§ WHAT IS EXPECTED: Everything from the first line of the data below through the line that contains "import * as" should be written out exactly, please, and nothing more; the pictures stay out.

§ DATASET EXTRACT:

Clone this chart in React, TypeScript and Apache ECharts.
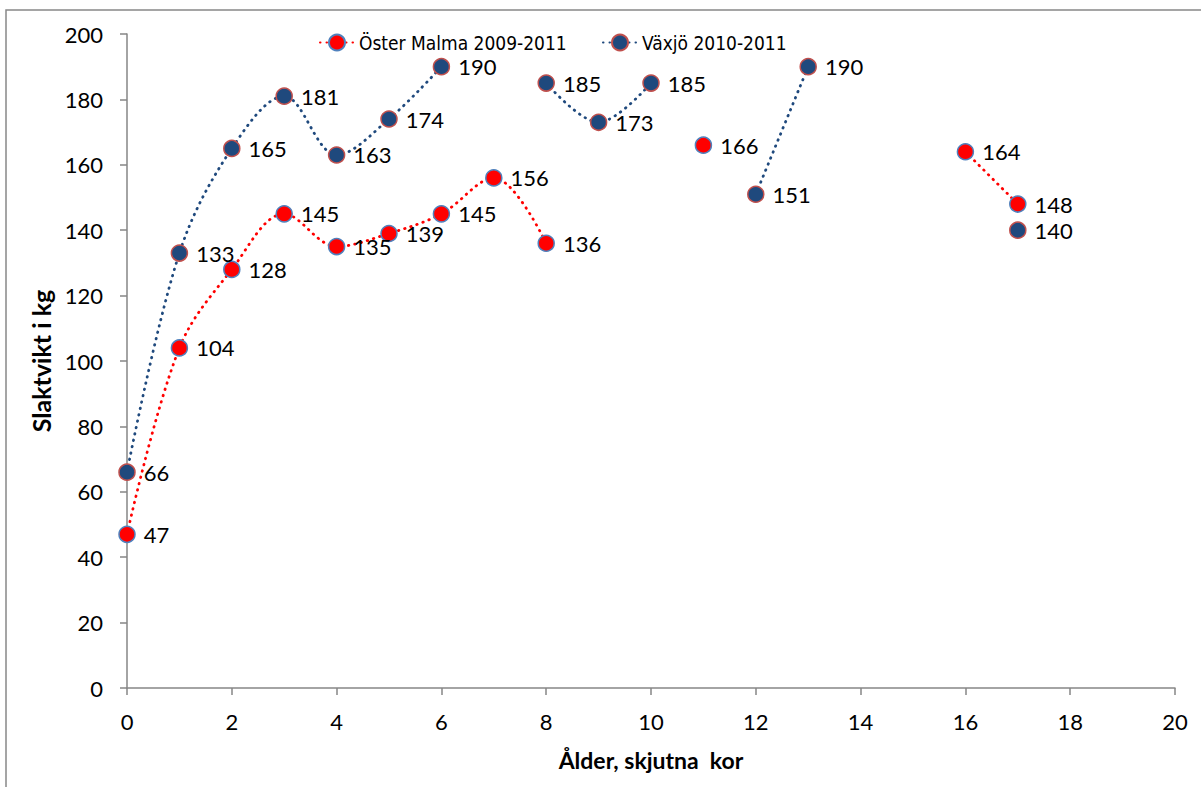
import React, { useEffect, useRef } from "react";
import * as echarts from "echarts";

const ages = [0, 1, 2, 3, 4, 5, 6, 7, 8, 9, 10, 11, 12, 13, 14, 15, 16, 17];
const osterMalma: (number | null)[] = [47, 104, 128, 145, 135, 139, 145, 156, 136, null, null, 166, null, null, null, null, 164, 148];
const vaxjo: (number | null)[] = [66, 133, 165, 181, 163, 174, 190, null, 185, 173, 185, null, 151, 190, null, null, null, 140];
const seriesNames = ["Öster Malma 2009-2011", "Växjö 2010-2011"];
const xTitle = "Ålder, skjutna  kor";
const yTitle = "Slaktvikt i kg";

const FONT = "Lato, 'Open Sans', sans-serif";
const LEGEND_FONT = "'DejaVu Sans Condensed', Lato, sans-serif";

function toData(vals: (number | null)[]) {
  return ages.map((x, i) => [x, vals[i] === null ? "-" : vals[i]]);
}

export default function App() {
  const ref = useRef<HTMLDivElement>(null);
  useEffect(() => {
    if (!ref.current) return;
    const chart = echarts.init(ref.current, undefined, { renderer: "svg" });
    const mk = (name: string, vals: (number | null)[], color: string, border: string) => ({
      name,
      type: "line",
      data: toData(vals),
      smooth: 0.35,
      connectNulls: false,
      symbol: "circle",
      symbolSize: 16,
      showAllSymbol: true,
      itemStyle: { color, borderColor: border, borderWidth: 1.5 },
      lineStyle: { color, width: 2.8, type: [0.5, 6], cap: "round" },
      label: {
        show: true,
        position: "right",
        distance: 8,
        fontSize: 22,
        fontFamily: FONT,
        color: "#000",
        formatter: (p: any) => String(p.value[1]),
      },
      emphasis: { disabled: true },
    });
    const legendBase = {
      top: 28,
      itemWidth: 34,
      itemHeight: 20,
      itemGap: 10,
      textStyle: { fontSize: 19, fontFamily: LEGEND_FONT, color: "#000" },
    };
    chart.setOption({
      animation: false,
      backgroundColor: "#fff",
      textStyle: { fontFamily: FONT },
      graphic: [
        {
          type: "rect",
          shape: { x: 6, y: 10, width: 1300, height: 900 },
          style: { fill: "none", stroke: "#888", lineWidth: 1.5 },
          silent: true,
        },
      ],
      legend: [
        { ...legendBase, left: 314, data: [seriesNames[0]] },
        { ...legendBase, left: 597, data: [seriesNames[1]] },
      ],
      grid: { left: 127, right: 26, top: 34, bottom: 99, containLabel: false },
      xAxis: {
        type: "value",
        min: 0,
        max: 20,
        interval: 2,
        name: xTitle,
        nameLocation: "middle",
        nameGap: 60,
        nameTextStyle: { fontSize: 23, fontWeight: "bold", fontFamily: FONT, color: "#000" },
        axisLine: { show: true, lineStyle: { color: "#868686", width: 1.5 } },
        axisTick: { show: true, length: 7, lineStyle: { color: "#868686", width: 1.5 } },
        axisLabel: { fontSize: 22, fontFamily: FONT, color: "#000", margin: 22 },
        splitLine: { show: false },
      },
      yAxis: {
        type: "value",
        min: 0,
        max: 200,
        interval: 20,
        name: yTitle,
        nameLocation: "middle",
        nameGap: 69,
        nameTextStyle: { fontSize: 25, fontWeight: "bold", fontFamily: FONT, color: "#000" },
        axisLine: { show: true, lineStyle: { color: "#868686", width: 1.5 } },
        axisTick: { show: true, length: 7, lineStyle: { color: "#868686", width: 1.5 } },
        axisLabel: { fontSize: 22, fontFamily: FONT, color: "#000", margin: 24 },
        splitLine: { show: false },
      },
      series: [
        mk(seriesNames[0], osterMalma, "#ff0000", "#4f81bd"),
        mk(seriesNames[1], vaxjo, "#1f497d", "#c0504d"),
      ],
    });
    return () => chart.dispose();
  }, []);
  return (
    <div
      ref={ref}
      style={{ position: "fixed", left: 0, top: 0, width: 1201, height: 787, background: "#fff" }}
    />
  );
}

§ RESULT:
Clone this chart in React, TypeScript and Apache ECharts.
import React, { useEffect, useRef } from "react";
import * as echarts from "echarts";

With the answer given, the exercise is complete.